During this pandemic we’ve seen many signs of the hope, love, and dedication of weddings continuing, whether they are conducted in back yards with smaller audiences, delayed, or even totally rescheduled. The theme of the pandemic seems to be how we’ve adapted and adjusted to a new reality.

You may be curious as to how the tradition of the Jewish wedding was affected by other outbreaks during history. We were definitely curious, which is why we conducted some research. We found out we were not the only ones interested in this historical aspect of our culture.

After reading some well-researched and deeply interesting articles, we discovered that there was a uniquely Jewish style of wedding ceremony with a long and surprising history that stretches across continents and oceans: the schvartze khasene, or chillingly-named ‘black wedding’.

The Shvartze Khasene

Writing for Tablet, Rohkl Krafrissen found the first recorded instance of a black wedding in the year 1831 during Russia’s first cholera outbreak, then again in a written reference to 1849 in Krakow, Poland. Rohkl found that evidence was scarce until the 1860s, and that the practice was peaking, at least among Russian Jewish communities, during the most devastating cholera outbreak of 1892.

Black weddings, also known as plague weddings, were held by Jewish communities during serious outbreaks as a way to protect the community.

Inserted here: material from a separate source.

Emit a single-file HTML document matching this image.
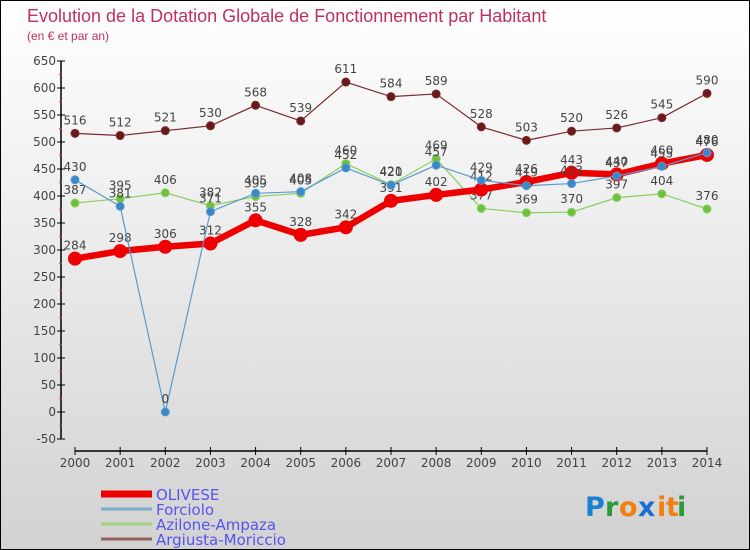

The practice seems to have developed from a blend of Hasidic beliefs, Orthodox Christian festivals, and pagan rites mixed with various superstitions which were abundant in Eastern Europe and Russia.

A black wedding was held by a community, usually in a cemetery, and married two marginal members of the community in a direct appeal to G-d. The hope was that G-d would see the bedraggled and unlucky couple and have pity on them as well as the community, pity leading to blessings and protections. As the worlds of living and dead are thought to be closer there, having the wedding in a graveyard may get the dead to intercede on behalf of the living.

It’s a strange practice, but hard times promote hopeful thinking. Place yourself in the shoes of someone who is living before modern scientific understanding: would you help your community round up two outcasts for a plague wedding? The final mentions we could find were of plague weddings held in North America late in 1918 to protect against the Spanish Flu.

Strange Superstition

The past never fails to be interesting. The complex web of superstition, hope, and community concern that prompted the invention of the black wedding is like something out of an Isaac Bashevis Singer short story! As usual, fact shows itself to be as weird (or weirder) than fiction.